Oppo claims just five minutes of charging will provide two hours of talking time – a claim I found to be largely substantiated.
After the initial adjustment period, I found the R11s to be a fairly reliable smartphone. The device handles multi-tasking well, and is fluid and seamless when swapping amongst multiple open apps.
Concerning typing on the keyboard, the device maintains a good re-collection of prior phrases, and is certainly helpful in reducing the time taken to craft texts. [You find you repeat a lot more phrases, than you thought…]
Integration of artifical intelligence within the R11s’ keyboard is also quite intuitive – it automatically suggests emojis to match words you’re typing.
(That’s not particularly helpful when your name is ‘Roma’ and the phone keeps suggesting a tomato emoji… But I don’t think they’re to blame here).
Audio qualiy is good, however, its certainly not at the level you’d find in high-end phones from LG, Samsung or Apple. In this area, its moreso a case of ‘you get what you pay for’. Not bad at all, just not outstanding. Feel free to outsource audio quality to a great pair of headphones.
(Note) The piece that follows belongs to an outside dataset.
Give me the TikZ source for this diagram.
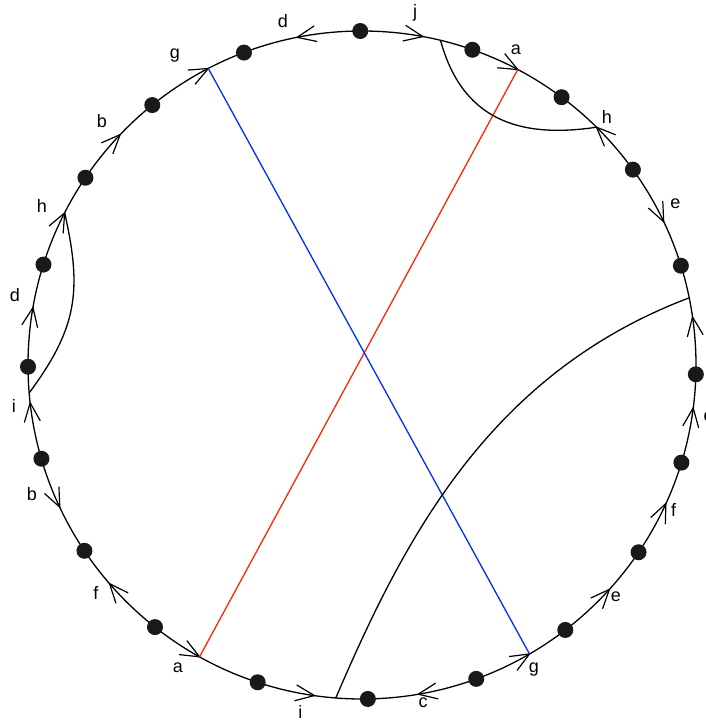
\documentclass[tikz,border=0pt]{standalone}
\usepackage{fontspec}
\setmainfont{Liberation Sans}
\definecolor{chordred}{RGB}{255,40,0}
\definecolor{chordblue}{RGB}{0,45,255}
\begin{document}
\begin{tikzpicture}[x=1pt,y=1pt,
  dot/.style={circle,fill=black!90,inner sep=0pt,minimum size=16pt},
  lbl/.style={inner sep=0pt,font=\fontsize{18}{20}\selectfont},
  rim/.style={line width=1.3pt},
  conn/.style={line width=1.3pt},
  vmark/.pic={\draw[line width=1.2pt,line join=miter] (-19,8)--(0,0)--(-19,-8);}]
\def\R{334}
\useasboundingbox (-362,-358) rectangle (343,365);
\draw[rim] (0,0) circle (\R);
% arrow marks on the rim
\foreach \a/\s in {101.2/1,79.5/-1,62.2/-1,45.4/1,25.4/-1,8.25/1,-7.4/1,-24.5/1,-42.2/1,-59.9/1,-80.3/-1,-98.2/1,-119.1/1,-139.1/-1,-154.8/1,-173.5/-1,170.1/-1,152.9/-1,136.4/-1,117.4/-1}
  {\pic[rotate=\a+\s*90] at (\a:\R) {vmark};}
% end points of the connectors
\coordinate (ra) at (62.2:\R);
\coordinate (rb) at (-119.1:\R);
\coordinate (ba) at (117.4:\R);
\coordinate (bb) at (-59.9:\R);
\coordinate (ja) at (76.4:\R);
\coordinate (ha) at (45.4:\R);
\coordinate (ia) at (-175.2:\R);
\coordinate (hb) at (152.9:\R);
\coordinate (la) at (11.6:\R);
\coordinate (lb) at (-94.5:\R);
% connectors
\draw[conn,chordred] (ra) -- (rb);
\draw[conn,chordblue] (ba) -- (bb);
\draw[conn] (ja) .. controls (100,246) and (156,226) .. (ha);
\draw[conn] (ia) .. controls (-285,36.8) and (-279.6,73.5) .. (hb);
\draw[conn] (la) .. controls (127,-8.6) and (42,-174) .. (lb);
% dots
\foreach \a [count=\k] in {90.3,70.7,53.3,35.8,17.3,-1.6,-17.0,-34.1,-52.5,-70,-89,-108.2,-128.3,-146.2,-163.7,-179.7,162.5,145.9,128.9,110.7}
  {\node[dot] (p\k) at (\a:\R) {};}
% labels
\node[lbl] (ld1) at (-79,343.5) {d};
\node[lbl] (lj)  at (53,352.5) {j};
\node[lbl] (la1) at (154,315) {a};
\node[lbl] (lh1) at (245,248.5) {h};
\node[lbl] (le1) at (313.5,161) {e};
\node[lbl] (lc1) at (346,-52) {c};
\node[lbl] (lf1) at (311.5,-144.5) {f};
\node[lbl] (le2) at (254,-232) {e};
\node[lbl] (lg2) at (172,-304.5) {g};
\node[lbl] (lc2) at (61,-337.5) {c};
\node[lbl] (li2) at (-61.5,-346.5) {i};
\node[lbl] (la2) at (-184,-302.5) {a};
\node[lbl] (lf2) at (-266,-227.5) {f};
\node[lbl] (lb2) at (-330,-129.5) {b};
\node[lbl] (li1) at (-348,-40.5) {i};
\node[lbl] (ld2) at (-347,70) {d};
\node[lbl] (lh2) at (-320,159.5) {h};
\node[lbl] (lb1) at (-260,243.5) {b};
\node[lbl] (lg1) at (-187,309.5) {g};
\end{tikzpicture}
\end{document}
Booting up the R11s is fast, and overall the device does pack a decent punch for around $600.
Overall, Oppo’s R11s packs plenty of features into a $659 smartphone – from facial recognition, to an 18:9 AMOLED FHD+ display screen, and dual rear camera set-up.
The R11s is reliable and robust in many areas, and is complimented by a sleek and stylish exterior – just like its perceived target market.
However, as mentioned Oppo’s R11s is likely a smartphone for Apple admirers, than Apple fans.
With the constraints of its ColorOS software, the smartphone’s interface looks an iPhone, but certainly doesn’t run with the same level of precision and fine tuning.
Oppo’s R11s provides an entry into the world of the iPhone at a fraction of the price, and in doing so may be great value for money for some consumers.
That being said, it’ll be interesting to see how Oppo builds brand loyalty in the long-run. Will purchasers upgrade from Oppo to Oppo, or Oppo to Apple as their income grows?
Oppo’s R11s is available to purchase from several Australian retailers including JB Hi-Fi and Officeworks. Oppo has also announced it’s offering 6 months of free screen repairs to purchasers of its R11s smartphone.